The visiting professor at Allahabad’s G.B. Pant Social Science Institute could not be reached for comment, but his wife Bela Bhatia confirmed they had put in an application under the RTI Act.

Bhatia, a researcher at the Centre for the Study of Developing Societies, said they had asked for a copy of a joint survey by the MCD and the Central Public Works Department to identify “illegal bastis” and whether there was a relocation plan under the capital’s new urban development blueprint.

“There is no word so far,” she said.

Dreze or John bhai — as the Basti that has been his home for several years knows him — and Bela live in a one-room hut with an asbestos roof and use the community toilet and bath. The hut does have electricity and water connection though.

Originally meant to house Type I quarters for Class IV government employees, this little hub of concrete was overtaken by the slums that proliferated around it and has serviced political parties lusting after “vote banks”. Some of these flats still exist, though dilpaidated, and are occupied by goverment employees.

Dreze is famous as the co-author of at least half-a-dozen books on the politics of hunger, development and social opportunity with Nobel-winner Sen.

But turned out in khadi kurta-pyjama and usually seen riding a bike, he fits the mould of activist better than academic.

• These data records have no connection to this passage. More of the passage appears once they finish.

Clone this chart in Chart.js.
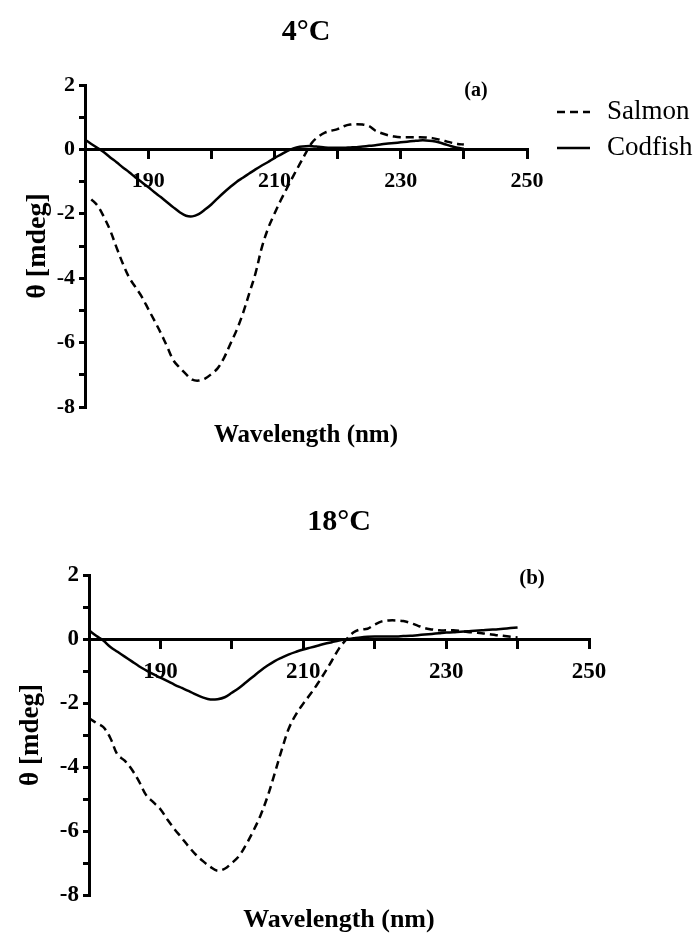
<!DOCTYPE html>
<html><head><meta charset="utf-8">
<script src="https://cdn.jsdelivr.net/npm/chart.js@4.4.1/dist/chart.umd.min.js"></script>
<style>
html,body{margin:0;padding:0;background:#fff;}
#wrap{position:relative;width:697px;height:936px;overflow:hidden;}
canvas{position:absolute;left:0;}
#c1{top:0;}
#c2{top:470px;}
</style></head><body>
<div id="wrap"><canvas id="c1" width="697" height="470"></canvas><canvas id="c2" width="697" height="466"></canvas></div>
<script>
// ---- data ----
const wavelengths = [180,181,182,183,184,185,186,187,188,189,190,191,192,193,194,195,196,197,198,199,200,201,202,203,204,205,206,207,208,209,210,211,212,213,214,215,216,217,218,219,220,221,222,223,224,225,226,227,228,229,230,231,232,233,234,235,236,237,238,239,240];
const salmon4 = [null,-1.55,-1.75,-2.10,-2.52,-3.05,-3.55,-3.98,-4.28,-4.58,-4.95,-5.32,-5.70,-6.12,-6.55,-6.78,-6.98,-7.15,-7.18,-7.12,-6.98,-6.80,-6.48,-6.05,-5.62,-5.10,-4.48,-3.85,-3.05,-2.45,-2.00,-1.58,-1.20,-0.82,-0.46,-0.10,0.22,0.40,0.52,0.58,0.63,0.72,0.77,0.78,0.77,0.72,0.58,0.50,0.44,0.40,0.38,0.38,0.38,0.38,0.37,0.35,0.31,0.26,0.21,0.17,0.15];
const codfish4 = [0.30,0.17,0.04,-0.09,-0.25,-0.40,-0.56,-0.71,-0.87,-1.02,-1.17,-1.33,-1.48,-1.64,-1.80,-1.95,-2.06,-2.08,-2.01,-1.87,-1.71,-1.52,-1.34,-1.17,-1.01,-0.88,-0.75,-0.62,-0.50,-0.39,-0.27,-0.16,-0.05,0.03,0.08,0.10,0.10,0.08,0.06,0.05,0.05,0.05,0.06,0.07,0.09,0.11,0.13,0.16,0.18,0.20,0.22,0.24,0.26,0.28,0.28,0.26,0.22,0.16,0.10,0.05,0.02];
const salmon18 = [-2.47,-2.62,-2.75,-3.10,-3.62,-3.80,-4.08,-4.45,-4.88,-5.10,-5.32,-5.65,-5.95,-6.22,-6.50,-6.75,-6.95,-7.12,-7.24,-7.18,-7.00,-6.78,-6.42,-6.00,-5.52,-4.92,-4.20,-3.45,-2.78,-2.35,-2.02,-1.72,-1.40,-1.05,-0.68,-0.30,-0.02,0.20,0.30,0.32,0.45,0.55,0.58,0.58,0.56,0.50,0.42,0.34,0.30,0.27,0.27,0.27,0.25,0.22,0.20,0.18,0.15,0.12,0.10,0.07,0.05];
const codfish18 = [0.27,0.10,-0.05,-0.25,-0.40,-0.55,-0.70,-0.85,-0.98,-1.10,-1.21,-1.32,-1.43,-1.53,-1.63,-1.74,-1.83,-1.89,-1.88,-1.82,-1.68,-1.53,-1.35,-1.17,-0.99,-0.83,-0.69,-0.58,-0.48,-0.40,-0.33,-0.27,-0.21,-0.15,-0.10,-0.05,-0.01,0.02,0.05,0.07,0.08,0.08,0.08,0.08,0.09,0.10,0.12,0.14,0.16,0.18,0.20,0.21,0.23,0.24,0.26,0.27,0.29,0.30,0.32,0.34,0.36];
const seriesNames = ['Salmon','Codfish'];
const xTickLabels = [190,210,230,250];
const yTickLabels = [2,0,-2,-4,-6,-8];
const panelTitles = ['4°C','18°C'];
const panelTags = ['(a)','(b)'];
const xTitle = 'Wavelength (nm)';
const yTitle = 'θ [mdeg]';

const FAM = "'Liberation Serif', 'Times New Roman', serif";
Chart.defaults.font.family = FAM;
Chart.defaults.color = '#000';

const annotate = {
  id: 'annotate',
  afterDraw(chart, args, opts) {
    const ctx = chart.ctx;
    ctx.save();
    ctx.fillStyle = '#000';
    (opts.texts || []).forEach(t => {
      ctx.font = t.font; ctx.textAlign = 'center'; ctx.textBaseline = 'middle';
      ctx.fillText(t.text, t.x, t.y);
    });
    if (opts.legend) {
      const L = opts.legend;
      chart.data.datasets.forEach((ds, i) => {
        const y = L.y + i * L.gap;
        ctx.beginPath();
        ctx.setLineDash(ds.borderDash || []);
        ctx.lineWidth = ds.borderWidth;
        ctx.strokeStyle = ds.borderColor;
        ctx.moveTo(L.x, y); ctx.lineTo(L.x + L.len, y); ctx.stroke();
        ctx.setLineDash([]);
        ctx.font = L.font; ctx.textAlign = 'left'; ctx.textBaseline = 'middle';
        ctx.fillText(ds.label, L.x + L.len + L.textGap, y);
      });
    }
    ctx.restore();
  }
};

function toXY(ys) { return wavelengths.map((w, i) => ({x: w, y: ys[i]})); }

function makeChart(el, salmon, codfish, g) {
  return new Chart(el, {
    type: 'line',
    data: {
      datasets: [
        {label: seriesNames[0], data: toXY(salmon), borderColor: '#000', borderWidth: 2.5, borderDash: [8,5], pointRadius: 0, tension: 0.35, fill: false, xAxisID: 'x', yAxisID: 'y'},
        {label: seriesNames[1], data: toXY(codfish), borderColor: '#000', borderWidth: 2.5, pointRadius: 0, tension: 0.35, fill: false, xAxisID: 'x', yAxisID: 'y'}
      ]
    },
    options: {
      responsive: false, animation: false, devicePixelRatio: 1,
      layout: {padding: {left: 0, top: 0, right: g.padRight, bottom: 0}},
      plugins: {
        legend: {display: false},
        tooltip: {enabled: false},
        title: {display: true, text: g.title, fullSize: false, color: '#000',
          font: {family: FAM, size: g.titleFont, weight: 'bold'},
          padding: {top: g.titlePadTop, bottom: g.titlePadBottom}},
        annotate: {texts: g.texts, legend: g.legend}
      },
      scales: {
        y: {
          type: 'linear', position: 'left', min: -8, max: 2,
          afterFit: s => { s.width = g.axisW; },
          ticks: {stepSize: 1, padding: 4, color: '#000',
            font: {family: FAM, size: g.tickFont, weight: 'bold'},
            callback: v => yTickLabels.includes(v) ? String(v) : ''},
          grid: {drawOnChartArea: false, drawTicks: true, tickLength: 6, tickWidth: 3, lineWidth: 3, tickColor: '#000', color: '#000'},
          border: {display: true, width: 3, color: '#000'},
          title: {display: true, text: yTitle, color: '#000',
            font: {family: FAM, size: g.yTitleFont, weight: 'bold'},
            padding: {top: g.yTitlePad, bottom: 0}}
        },
        x: {
          type: 'linear', axis: 'x', position: {y: 0}, min: 180, max: 250,
          afterFit: s => { s.height = 0; },
          ticks: {stepSize: 10, padding: g.xTickPad, autoSkip: false, maxRotation: 0, color: '#000',
            font: {family: FAM, size: g.tickFont, weight: 'bold'},
            callback: v => xTickLabels.includes(v) ? String(v) : ''},
          grid: {drawOnChartArea: false, drawTicks: true, tickLength: 8, tickWidth: 3, lineWidth: 3, tickColor: '#000', color: '#000'},
          border: {display: true, width: 3, color: '#000'}
        },
        xt: {
          type: 'linear', axis: 'x', position: 'bottom', min: 180, max: 250,
          ticks: {display: false},
          grid: {display: false},
          border: {display: false},
          title: {display: true, text: xTitle, color: '#000',
            font: {family: FAM, size: g.xTitleFont, weight: 'bold'},
            padding: {top: g.xTitlePadTop, bottom: g.xTitlePadBottom}}
        }
      }
    },
    plugins: [annotate]
  });
}

makeChart(document.getElementById('c1'), salmon4, codfish4, {
  title: panelTitles[0], axisW: 85, padRight: 170,
  titleFont: 30, titlePadTop: 14, titlePadBottom: 35,
  tickFont: 22, xTickPad: 11,
  yTitleFont: 28, yTitlePad: 21,
  xTitleFont: 25, xTitlePadTop: 6, xTitlePadBottom: 19,
  texts: [{text: panelTags[0], x: 476, y: 91, font: "bold 20px " + FAM}],
  legend: {x: 557, y: 112, gap: 36, len: 33, textGap: 17, font: "27px " + FAM}
});

makeChart(document.getElementById('c2'), salmon18, codfish18, {
  title: panelTitles[1], axisW: 89, padRight: 108,
  titleFont: 30, titlePadTop: 34, titlePadBottom: 35,
  tickFont: 23, xTickPad: 11,
  yTitleFont: 27, yTitlePad: 15,
  xTitleFont: 26, xTitlePadTop: 1.8, xTitlePadBottom: 0,
  texts: [{text: panelTags[1], x: 532, y: 109, font: "bold 21px " + FAM}],
  legend: null
});
</script>
</body></html>
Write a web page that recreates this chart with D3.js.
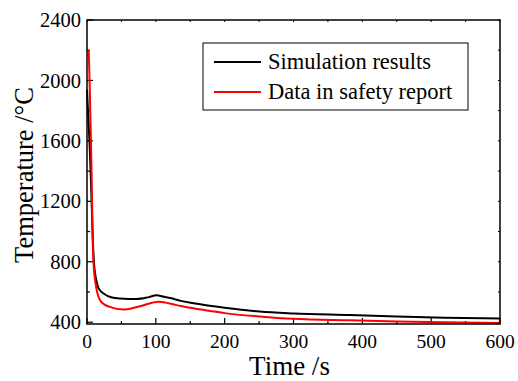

The Belgian-origin Dreze led the right to food and the right to information campaigns with Aruna Roy, the Magsaysay award winner from Rajasthan.

Brought into the National Advisory Council by Sonia, the duo pushed the national rural employment guarantee and information laws — but Dreze resigned soon after the jobs bill was introduced in Parliament because he thought it diluted the provisions in the first draft. Aruna also put in her papers later.

A student of mathematical economics at the Essex University and a Ph.D in economics from the Indian Statistical Institute, Delhi, Dreze has taught at the London School of Economics and the Delhi School of Economics. He is now an Indian citizen.

Barring Dreze and a few political activists, most residents of the Basti had no clue about the high court’s directive and thought the demolition was meant to pave the way for a “big mall” for the rich.

“We don’t know how this happened. We have lived here since 1978 and now where can we go?” said Naresh, a shop hand.